___ MATERIAL FOR THE TASK

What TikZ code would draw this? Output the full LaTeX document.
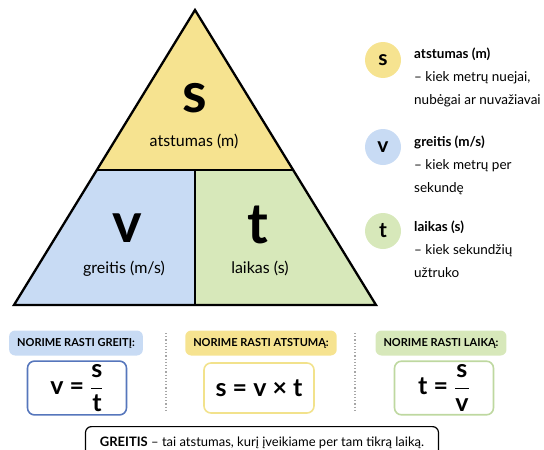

______
___ MATERIAL FOR THE TASK

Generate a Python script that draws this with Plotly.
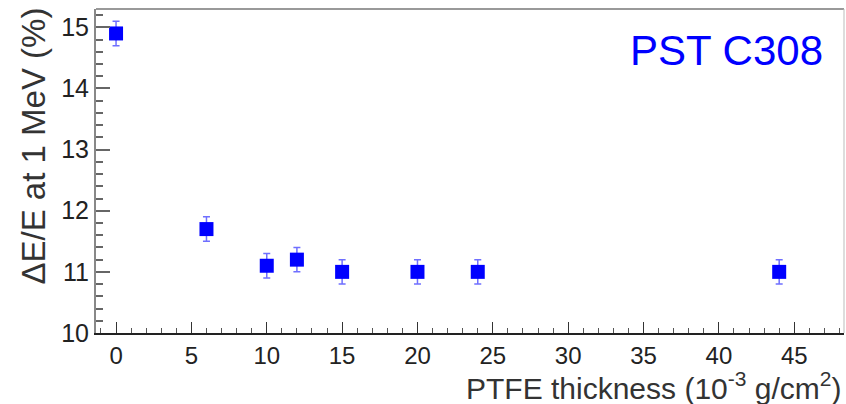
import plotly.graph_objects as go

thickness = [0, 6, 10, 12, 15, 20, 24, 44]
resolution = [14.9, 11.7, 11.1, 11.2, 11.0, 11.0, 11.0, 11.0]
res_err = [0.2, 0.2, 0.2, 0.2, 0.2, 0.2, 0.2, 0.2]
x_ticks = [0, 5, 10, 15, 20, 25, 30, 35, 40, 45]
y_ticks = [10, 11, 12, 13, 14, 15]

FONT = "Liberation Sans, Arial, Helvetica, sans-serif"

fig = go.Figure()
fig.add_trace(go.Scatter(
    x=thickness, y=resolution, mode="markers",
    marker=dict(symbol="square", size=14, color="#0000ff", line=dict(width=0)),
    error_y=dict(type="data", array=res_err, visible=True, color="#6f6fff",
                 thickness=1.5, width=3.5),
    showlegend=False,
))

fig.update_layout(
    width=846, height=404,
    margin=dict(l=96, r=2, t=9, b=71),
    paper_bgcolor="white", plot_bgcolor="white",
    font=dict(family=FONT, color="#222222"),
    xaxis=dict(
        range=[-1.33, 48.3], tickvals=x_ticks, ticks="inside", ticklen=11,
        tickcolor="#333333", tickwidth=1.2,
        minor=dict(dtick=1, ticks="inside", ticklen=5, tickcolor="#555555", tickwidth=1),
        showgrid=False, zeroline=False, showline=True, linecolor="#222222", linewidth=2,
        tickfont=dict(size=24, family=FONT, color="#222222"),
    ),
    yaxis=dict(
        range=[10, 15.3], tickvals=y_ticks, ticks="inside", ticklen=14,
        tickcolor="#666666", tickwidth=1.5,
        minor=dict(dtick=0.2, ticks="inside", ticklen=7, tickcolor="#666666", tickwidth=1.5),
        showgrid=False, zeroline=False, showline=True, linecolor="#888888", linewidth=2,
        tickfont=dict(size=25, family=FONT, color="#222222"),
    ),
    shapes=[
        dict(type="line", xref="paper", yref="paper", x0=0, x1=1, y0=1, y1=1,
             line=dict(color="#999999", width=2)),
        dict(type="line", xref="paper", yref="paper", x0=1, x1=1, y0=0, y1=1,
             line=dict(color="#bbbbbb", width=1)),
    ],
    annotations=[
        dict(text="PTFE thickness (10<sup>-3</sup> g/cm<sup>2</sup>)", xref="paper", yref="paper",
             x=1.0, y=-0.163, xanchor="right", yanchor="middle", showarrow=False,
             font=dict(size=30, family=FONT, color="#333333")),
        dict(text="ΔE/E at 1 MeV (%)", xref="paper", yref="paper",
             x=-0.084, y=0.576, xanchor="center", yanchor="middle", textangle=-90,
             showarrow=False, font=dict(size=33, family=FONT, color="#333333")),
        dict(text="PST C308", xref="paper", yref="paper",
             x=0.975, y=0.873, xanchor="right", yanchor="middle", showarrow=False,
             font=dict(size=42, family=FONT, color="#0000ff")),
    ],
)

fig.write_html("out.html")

______

__GIVEN PROBLEM__:
For the listing above, give the number of lines in which the string "this" occurs, and nothing else.

__FINISHED TASK__:
2